A proof that a group of order $180$ is not simple is given here.
However, the proof uses Burnside $p$-complement theorem. If you know a proof without Burnside $p$-complement theorem, please let me know. I understand Burnside theorem.
Here is a summary of what I understand
a. $n_5=1,6$ or $36$.
b. $n_5 \neq 1$ is obvious.
c. $n_5=6$ is a contradiction by embedding $G$ into $A_6$.
Therefore, we only need to consider the case $n_5=36$.
I think a two-pronged attack using both Sylow $5$s and Sylow $3$s will get the job done.

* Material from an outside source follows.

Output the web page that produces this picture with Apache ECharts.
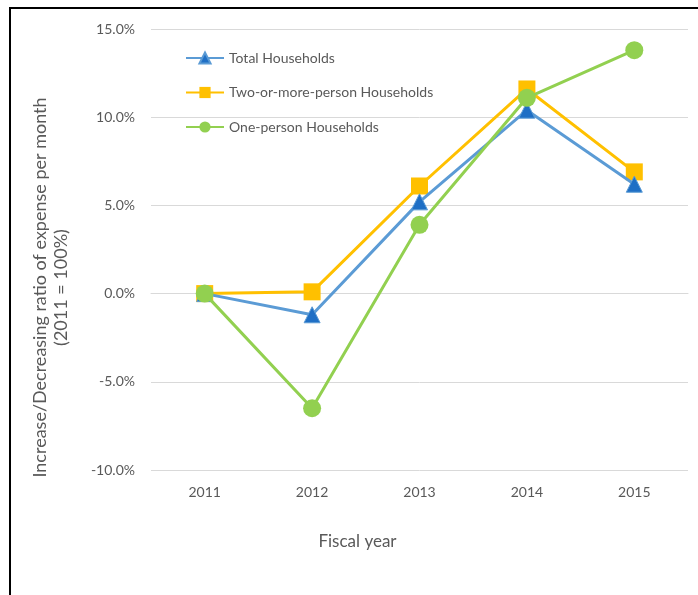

As you observed, we can assume that $n_5=36$ for otherwise we run into a contradiction with the simplicity of $A_6$. Therefore there are $36(5-1)=144$ elements of order five.
Similarly, $n_3=4$ is out of the reckoning, so we can assume that $n_3=10$. All the Sylow $3$-subgroups have $9=3^2$ elements, so they are abelian. Assume that $x\neq1$ is in the intersection of two Sylow $3$-subgroups $P$ and $P'$. Then $x$ is centralized by both $P$ and $P'$, so $H=C_G(x)$ has more than nine elements, and more than one Sylow $3$-subgroup. Hence $n_3(H)\in\{4,10\}$, so $|H|\ge 36$. Of course, if $H=G$, then $x\in Z(G)$ and we are done. In the other cases $[G:H]\in\{2,5\}$, and again the action of $G$ on the set of cosets of $H$ gives a homomorphism from $G$ with a non-trivial kernel.
The remaining possibility is that any pair of Sylow $3$-subgroups has a trivial intersection. In that case there are $10(9-1)=80$ elements of orders $3$ or $9$. But, together with the elements of order five that's too many.